La Corte di Strasburgo ha riconosciuto fondata la pena inflitta dalla Cassazione a tre cronisti di merateonline. Attilio Bolzoni: è un nuovo ostacolo alla cronaca
La Corte europea dei Diritti dell’Uomo (CEDU) ha stabilito che non costituisce violazione della libertà di stampa la condanna a pene detentive di giornalisti che, per ragioni di servizio, intercettano le frequenze radio delle forze dell’ordine. La sentenza della CEDU è stata resa nota il 23 giugno 2016.
Un cronista e giornalista d’inchiesta di provata esperienza, l’inviato di Repubblica Attilio Bolzoni, ha commentato la sentenza, dichiarando a Ossigeno: “All’Ora di Palermo facevamo un uso spasmodico dei baracchini. Restavano accesi giorno e notte e ci addormentavamo in redazione con il sottofondo gracchiante delle radio, ma era il modo per arrivare subito sul luogo del delitto. Sono sentenze, queste della Cassazione e della Cedu, che renderanno ancora più difficile il lavoro dei cronisti di nera, l’ennesima limitazione al diritto di informare”.
La Corte si è espressa su un ricorso presentato nel 2009 da tre giornalisti di Merateonline: il direttore Claudio Brambilla e i cronisti Daniele De Salvo e Fabrizio Alfano. Nel 2008 la Corte di Cassazione aveva confermato la sentenza della Corte d’appello di Milano che li aveva condannati a 15 mesi di carcere (Brambilla e De Salvo) e a sei mesi Alfano, con il beneficio della sospensione delle pene e la non menzione. In primo grado i tre erano stati assolti perché “il fatto non sussiste.”
Nel 2002 i carabinieri eseguirono un ordine di perquisizione degli uffici, delle abitazioni e delle auto dei tre giornalisti per individuare e sequestrare le radio scanner utilizzate per ascoltare le conversazioni sulle frequenze delle forze di polizia. Si tratta di una consolidata prassi dei cronisti quella di ascoltare queste comunicazioni, in modo da giungere tempestivamente sui luoghi delle notizie. E nessuno, a memoria d’uomo, è stato mai condannato per questa diffusa consuetudine. Inoltre, si tratta di frequenze libere e non criptate. E ancora: gli scanner utilizzati possono essere acquistati da chiunque in qualsiasi negozio di elettronica.

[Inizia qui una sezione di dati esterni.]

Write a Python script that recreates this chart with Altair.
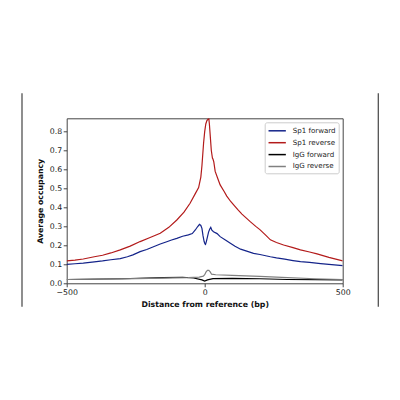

Brambilla, De Salvo e Alfano, davanti alla Corte di Strasburgo, hanno sostenuto che le perquisizioni, il sequestro degli scanner e le condanne costituiscono violazione del diritto alla libertà d’espressione, protetto dall‘articolo 10 della Convenzione europea per la salvaguardia dei diritti dell’uomo, e un’ingerenza sproporzionata nella libertà di cercare e accedere alle informazioni.
La Corte di Strasburgo ha rigettato questa linea di difesa, stabilendo che le condanne sono state pronunciate sulla base di leggi nazionali (l’articolo 617 del codice penale) e che il fine delle misure decise nei confronti dei giornalisti incriminati era legittimo. I giornalisti, hanno aggiunto i giudici di Strasburgo, devono comportarsi secondo legalità soprattutto nei rapporti con le autorità. Dunque, i giornalisti non sono dispensati dal rispetto delle leggi, anche se la loro attività è tutelata dall’articolo 10 della Convenzione.